Not holding my breath, but the shenanigans of the last few days should be instructive for Kavanaugh, and for Chief Justice John Roberts, who sided with the Court’s three progressives in opposing the lifting of the stay.

They decided that doing their job — namely, ruling on the legal question before the Court — would be too disruptive. With the illegal moratorium set to expire on July 31, Kavanaugh figured it best to give Congress and the administration the remaining month to consider alternatives and “allow for additional and more orderly distribution of the congressionally appropriated rental assistance funds.”

So what ended up so predictably happening? Nothing, that’s what.

Democratic leaders used the time to ratchet up pressure on the Biden administration to extend a lawless measure and to sharpen rhetoric that they hoped would extort the justices into, yet again, looking the other way.

Speaker Pelosi and Senate majority leader Chuck Schumer did not push a legislative fix because they didn’t have the votes. Their majorities are razor-thin. While their members in non-woke districts (most of the country) don’t want to talk about it aloud, the moratorium is a terrible policy that is bankrupting small real-estate owners while discouraging renters from seeking work since they’re not making payments.

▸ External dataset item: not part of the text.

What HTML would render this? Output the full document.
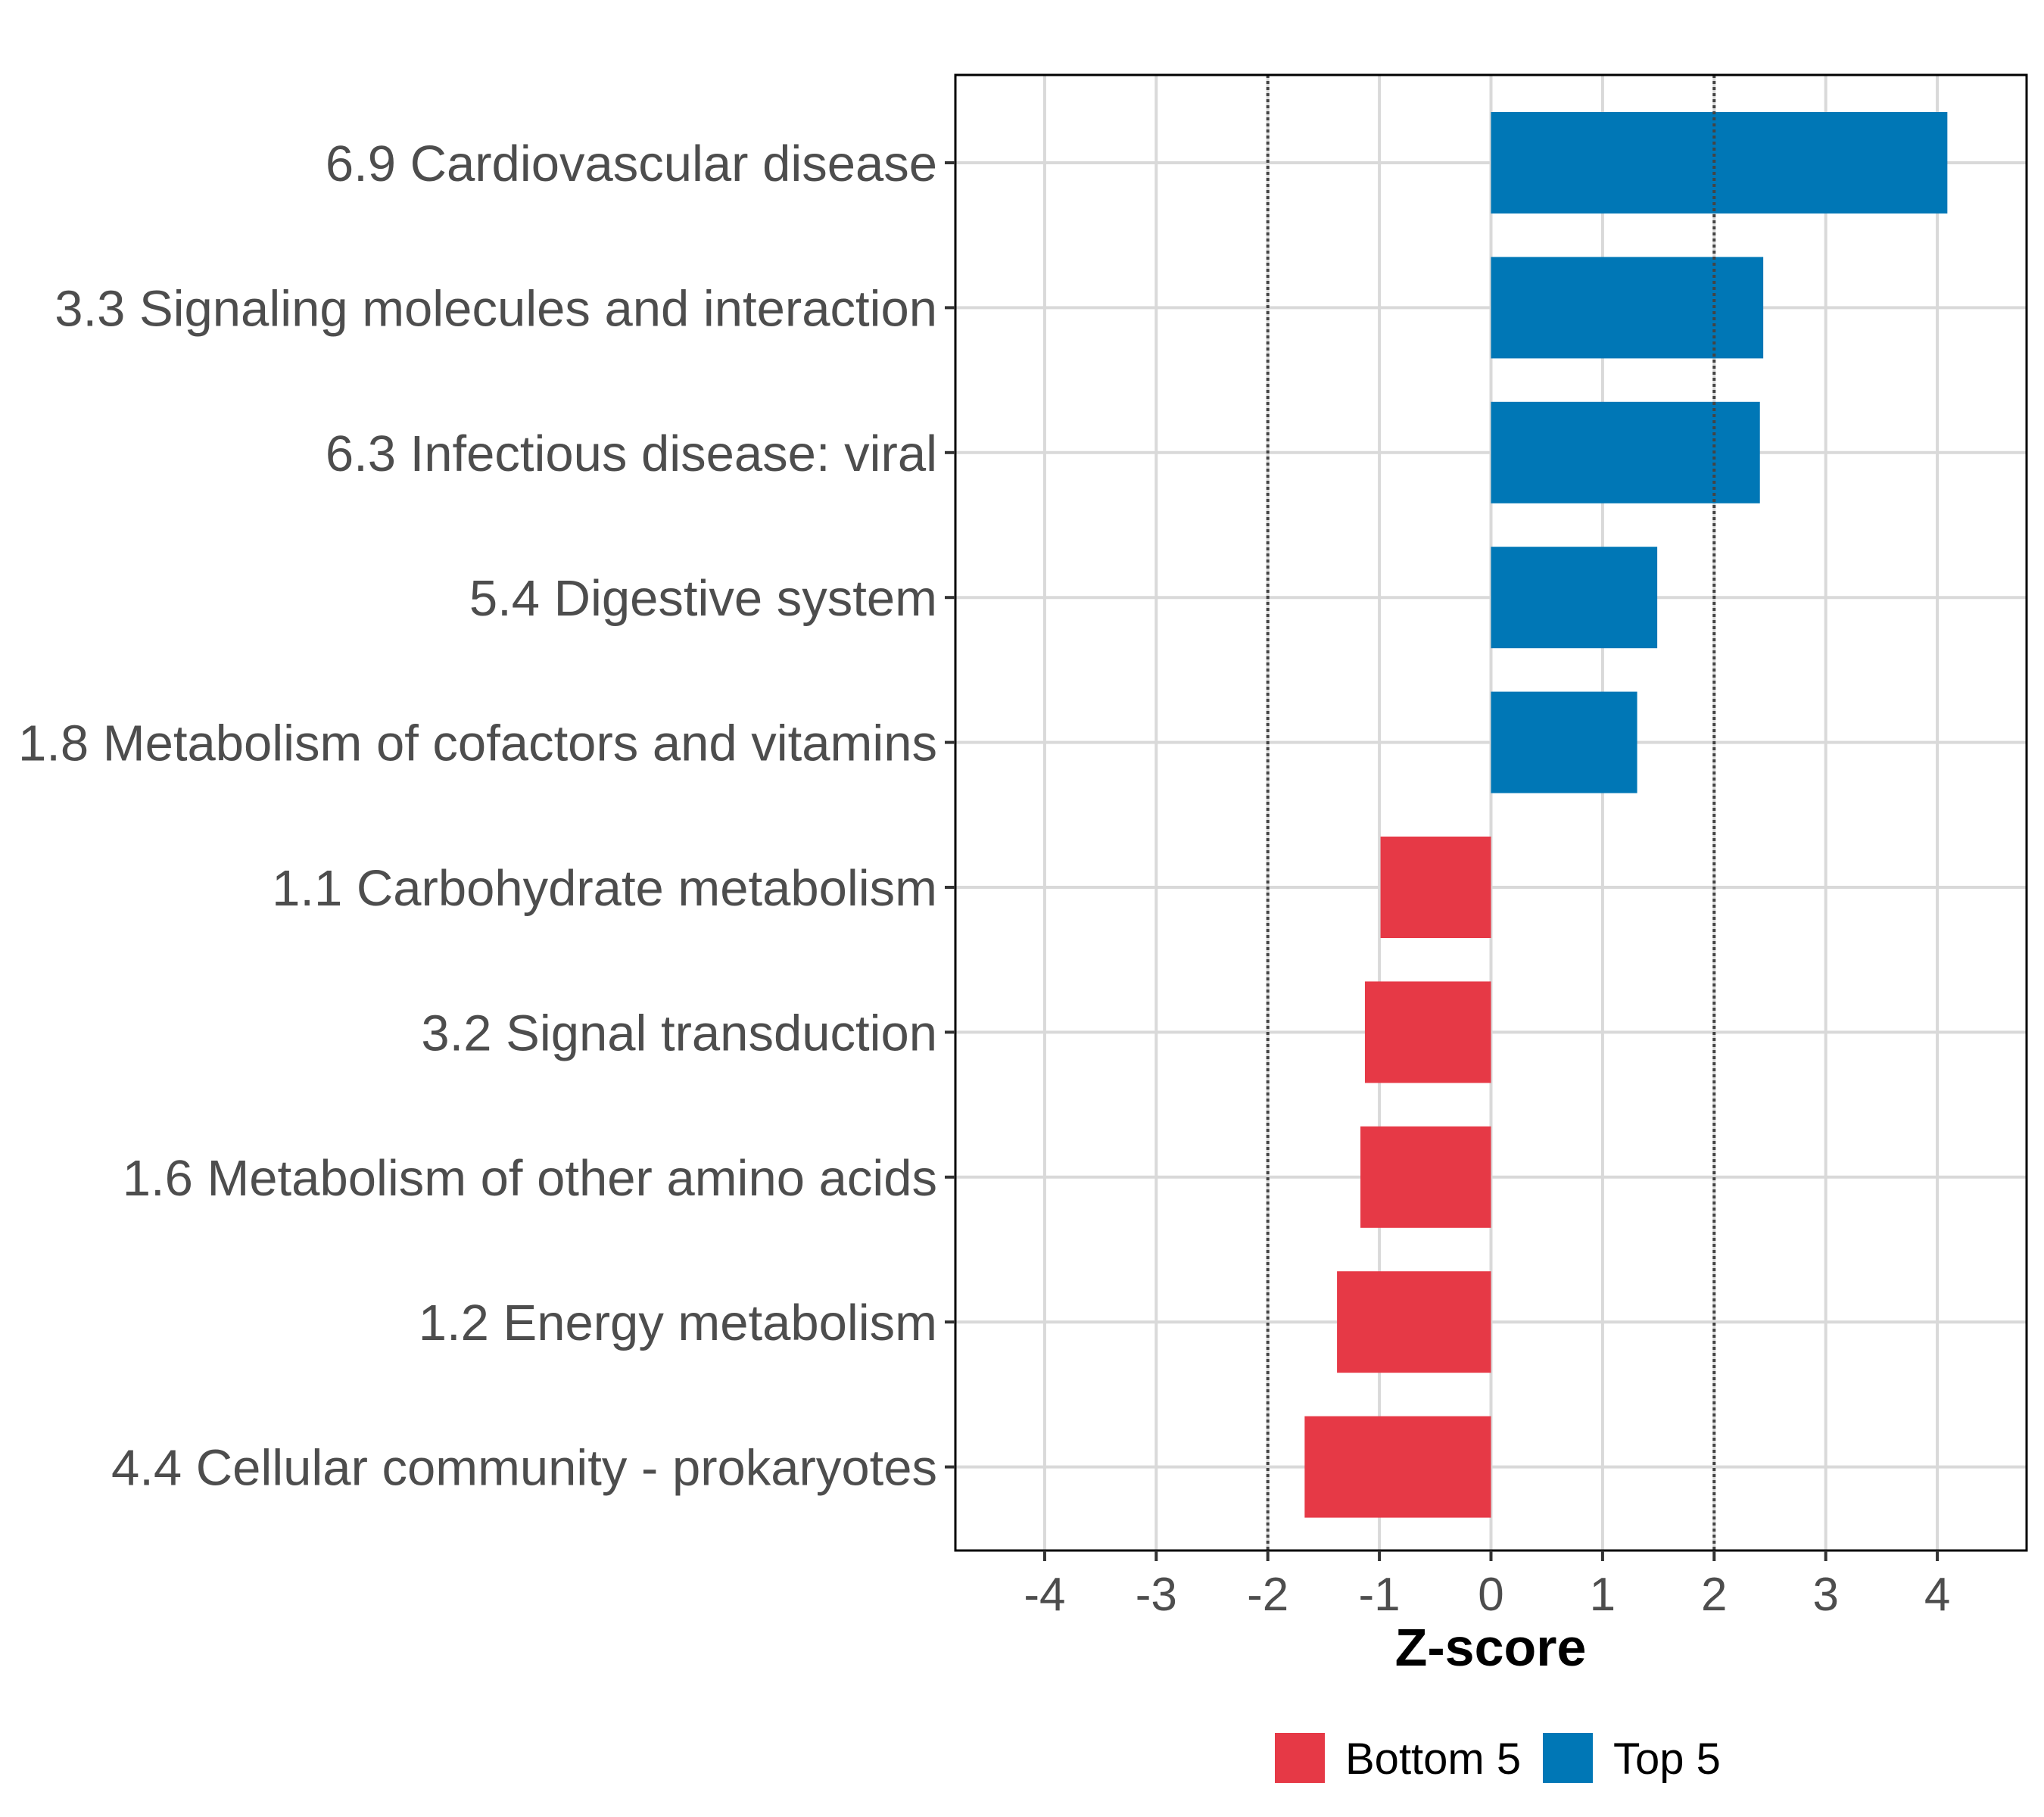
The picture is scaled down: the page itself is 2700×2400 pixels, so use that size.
<!DOCTYPE html>
<html><head><meta charset="utf-8"><style>
html,body{margin:0;padding:0;background:#fff;}
svg{display:block;font-family:"Liberation Sans",Arial,sans-serif;}
</style></head><body>
<svg id="chart" width="2700" height="2400" viewBox="0 0 2700 2400">
<rect width="2700" height="2400" fill="#fff"/>
<g id="grid"></g>
<g id="bars"></g>
<g id="refs"></g>
<rect x="1262" y="99" width="1415" height="1949" fill="none" stroke="#000" stroke-width="3"/>
<g id="yaxis"></g>
<g id="xaxis"></g>
<text x="1969" y="2200" text-anchor="middle" font-size="70" font-weight="bold" fill="#000">Z-score</text>
<g>
<rect x="1684" y="2289" width="66" height="66" fill="#E63946"/>
<text x="1777" y="2343" font-size="58" fill="#000">Bottom 5</text>
<rect x="2038" y="2289" width="66" height="66" fill="#0077B6"/>
<text x="2131" y="2343" font-size="58" fill="#000">Top 5</text>
</g>
</svg>
<script>
const categories = ["6.9 Cardiovascular disease","3.3 Signaling molecules and interaction","6.3 Infectious disease: viral","5.4 Digestive system","1.8 Metabolism of cofactors and vitamins","1.1 Carbohydrate metabolism","3.2 Signal transduction","1.6 Metabolism of other amino acids","1.2 Energy metabolism","4.4 Cellular community - prokaryotes"];
const zscores = [4.09, 2.44, 2.41, 1.49, 1.31, -0.99, -1.13, -1.17, -1.38, -1.67];
const groups = ["Top 5","Top 5","Top 5","Top 5","Top 5","Bottom 5","Bottom 5","Bottom 5","Bottom 5","Bottom 5"];
const xTicks = [-4,-3,-2,-1,0,1,2,3,4];
const refLines = [-2, 2];

const NS="http://www.w3.org/2000/svg";
const X0=1262, X1=2677, Y0=99, Y1=2048, XMIN=-4.8, XMAX=4.8;
const xs=v=>X0+(v-XMIN)/(XMAX-XMIN)*(X1-X0);
const rowStep=191.4, firstRow=215;
const ys=i=>firstRow+i*rowStep;
const colors={"Top 5":"#0077B6","Bottom 5":"#E63946"};
function mk(tag,attrs,parent){const e=document.createElementNS(NS,tag);for(const k in attrs)e.setAttribute(k,attrs[k]);parent.appendChild(e);return e;}
const grid=document.getElementById('grid'),bars=document.getElementById('bars'),refs=document.getElementById('refs'),yax=document.getElementById('yaxis'),xax=document.getElementById('xaxis');
xTicks.forEach(t=>{
  const l=mk('line',{x1:xs(t),x2:xs(t),y1:Y0,y2:Y1,stroke:'#d9d9d9','stroke-width':4},grid);
  
  
  const tk=mk('line',{x1:xs(t),x2:xs(t),y1:Y1,y2:Y1+14,stroke:'#333','stroke-width':4},xax);
  
  
  const tx=mk('text',{x:xs(t),y:2127,'text-anchor':'middle','font-size':62,fill:'#4d4d4d'},xax);
  tx.textContent=(t<0?'-'+Math.abs(t):String(t));
  
  
});
categories.forEach((c,i)=>{
  const l=mk('line',{x1:X0,x2:X1,y1:ys(i),y2:ys(i),stroke:'#d9d9d9','stroke-width':4},grid);
  
  
  const v=zscores[i];
  const b=mk('rect',{x:Math.min(xs(0),xs(v)),y:ys(i)-67,width:Math.abs(xs(v)-xs(0)),height:134,fill:colors[groups[i]]},bars);
  
  
  const tk=mk('line',{x1:X0-14,x2:X0,y1:ys(i),y2:ys(i),stroke:'#333','stroke-width':4},yax);
  
  
  const tx=mk('text',{x:1238,y:ys(i)+24,'text-anchor':'end','font-size':67,fill:'#4d4d4d'},yax);
  tx.textContent=c;
  
  
});
refLines.forEach(r=>{
  const l=mk('line',{x1:xs(r),x2:xs(r),y1:Y0,y2:Y1,stroke:'#444','stroke-width':4,'stroke-dasharray':'4 4'},refs);
  
  
});
</script>
</body></html>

Moreover, while the administrative state is busy rhetorically bullying the vaccinated into masking up (and thereby encouraging the unvaccinated to stay unvaccinated — the hijinks our Jim Geraghty continues to catalogue in today’s Morning Jolt), Leviathan is too incompetent to do what it is actually there to do: execute a government program for distributing congressionally appropriated aid to its targeted recipients. Reporting over the weekend indicates that only about 7 percent of the rent relief — $3 billion out of $47 billion — has been disbursed.

The Court’s job is to say what the law is. That’s it. If the justices had done that back in June, we could have avoided five weeks of inevitable drama and dithering.

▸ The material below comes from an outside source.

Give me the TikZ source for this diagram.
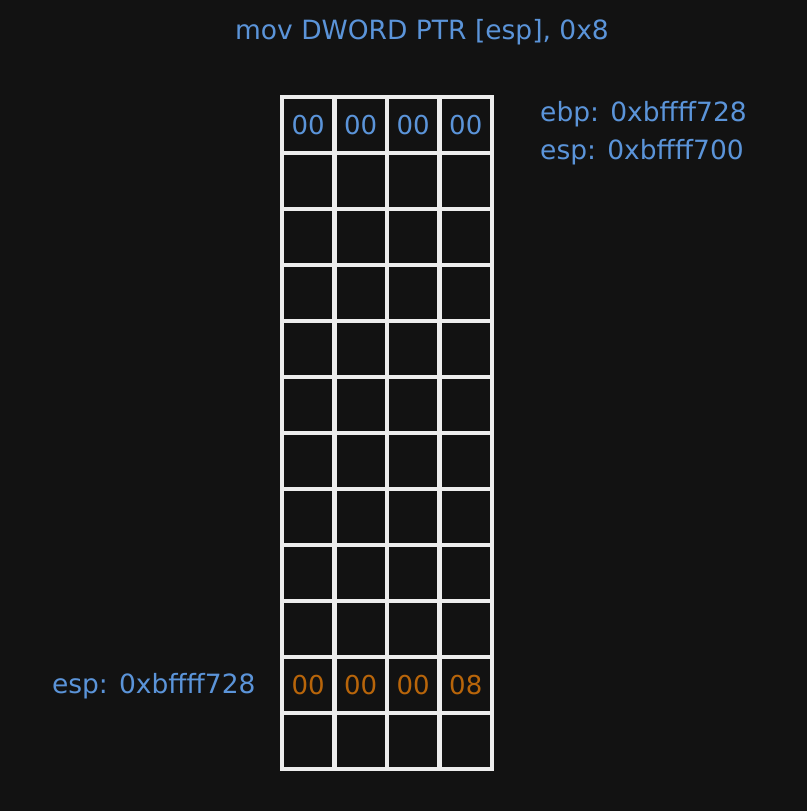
\documentclass[tikz,border=0pt]{standalone}
\usepackage{fontspec}
\setmainfont{DejaVu Sans}
\usetikzlibrary{positioning}
\definecolor{bgdark}{HTML}{121212}
\definecolor{regblue}{HTML}{5B94D9}
\definecolor{valorange}{HTML}{B8650A}
\definecolor{cellline}{HTML}{EDEDED}

\begin{document}
\begin{tikzpicture}[
  x=1pt, y=1pt,
  cell/.style={draw=cellline, line width=4.5pt, minimum width=52.5pt, minimum height=56pt, inner sep=0pt, font=\fontsize{26}{30}\selectfont},
  regtext/.style={text=regblue, font=\fontsize{26.5}{30}\selectfont, inner sep=0pt},
  valtext/.style={text=valorange}
]
\fill[bgdark] (0,0) rectangle (807,811);
\useasboundingbox (0,0) rectangle (807,811);

% stack cells, 12 rows of 4 bytes
\foreach \r in {1,...,12} {
  \foreach \c in {1,...,4} {
    \node[cell] (c-\r-\c) at ({282+52.5*(\c-0.5)}, {811-(97+56*(\r-0.5))}) {};
  }
}

% top word
\foreach \c in {1,...,4}
  \node[text=regblue, font=\fontsize{26}{30}\selectfont] at (c-1-\c) {00};

% word written by the mov
\node[valtext, font=\fontsize{26}{30}\selectfont] at (c-11-1) {00};
\node[valtext, font=\fontsize{26}{30}\selectfont] at (c-11-2) {00};
\node[valtext, font=\fontsize{26}{30}\selectfont] at (c-11-3) {00};
\node[valtext, font=\fontsize{26}{30}\selectfont] at (c-11-4) {08};

\node[regtext] (title) at (422,779) {mov DWORD PTR [esp], 0x8};
\node[regtext, anchor=west] (ebp) at (540,697) {ebp: 0xbffff728};
\node[regtext, anchor=west] (espold) at (540,659) {esp: 0xbffff700};
\node[regtext, left=24pt of c-11-1, yshift=-1pt] (espnew) {esp: 0xbffff728};
\end{tikzpicture}
\end{document}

The Biden administration and congressional Democrats have known for months that the moratorium was illegal, yet they pressed ahead, figuring they could demagogue as heartless anyone who dared call for its elimination. There was no reason to believe they were going to use the time Kavanaugh naïvely gave them to address the problem, since they have always been heedless of the damage the moratorium was doing to average people — after all, struggling landlords are evil, property-hoarding capitalists, don’tcha know, who could not conceivably be seen as average people, right?

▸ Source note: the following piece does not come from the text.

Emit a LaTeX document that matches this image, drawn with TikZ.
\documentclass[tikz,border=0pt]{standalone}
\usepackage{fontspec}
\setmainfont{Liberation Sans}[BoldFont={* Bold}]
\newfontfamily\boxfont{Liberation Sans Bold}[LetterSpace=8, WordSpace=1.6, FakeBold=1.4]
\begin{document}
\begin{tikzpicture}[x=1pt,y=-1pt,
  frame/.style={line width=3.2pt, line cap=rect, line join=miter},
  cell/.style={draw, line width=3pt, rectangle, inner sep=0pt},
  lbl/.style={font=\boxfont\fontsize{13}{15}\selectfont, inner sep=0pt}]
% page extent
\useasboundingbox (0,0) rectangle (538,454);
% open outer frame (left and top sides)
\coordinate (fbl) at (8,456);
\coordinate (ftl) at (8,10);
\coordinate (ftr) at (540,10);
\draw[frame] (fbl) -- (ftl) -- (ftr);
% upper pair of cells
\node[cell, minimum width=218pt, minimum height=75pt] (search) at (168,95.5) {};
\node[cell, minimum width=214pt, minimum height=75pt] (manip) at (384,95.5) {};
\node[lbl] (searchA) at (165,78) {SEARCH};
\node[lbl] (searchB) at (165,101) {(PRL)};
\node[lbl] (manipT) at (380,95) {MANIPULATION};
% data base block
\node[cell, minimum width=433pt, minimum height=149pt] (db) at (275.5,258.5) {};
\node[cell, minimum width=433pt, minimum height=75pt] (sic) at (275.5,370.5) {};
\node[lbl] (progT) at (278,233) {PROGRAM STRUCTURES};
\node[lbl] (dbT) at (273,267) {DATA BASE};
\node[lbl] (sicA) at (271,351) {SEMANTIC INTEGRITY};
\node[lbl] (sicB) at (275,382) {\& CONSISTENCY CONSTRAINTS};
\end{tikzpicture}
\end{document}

The only arguable good that could come out of this mess is the disbursal of the aid funds. That hasn’t been happening, partially because of the usual government mismanagement, but largely because the moratorium put delinquent renters in no great hurry to apply for the funds to pay rent arears. That would enable the owners to pay their mounting mortgage and other obligations, while nudging the renters to shake off the pandemic-emergency doldrums and reset to normal life, in which gainfully employed people timely pay their rent.

Such a reset could be set in motion only by ending the moratorium, thus riveting the attention of the bureaucrats and altering the incentives of the renters.

As Bill Belichick famously tells his players: Just do your job. A lineman doesn’t have to do the other players’ jobs — he just needs to block and let quarterback worry about hitting the open receiver. Is that a more hopeful proposition when the quarterback is Tom Brady? Sure, and it’s fair enough to observe that Nancy Pelosi is no Tom Brady. Still, it’s simply not the Supreme Court’s job to superintend the administrative state. Just say what the law is and leave it to Congress and the administration to sort out the hash they’ve made.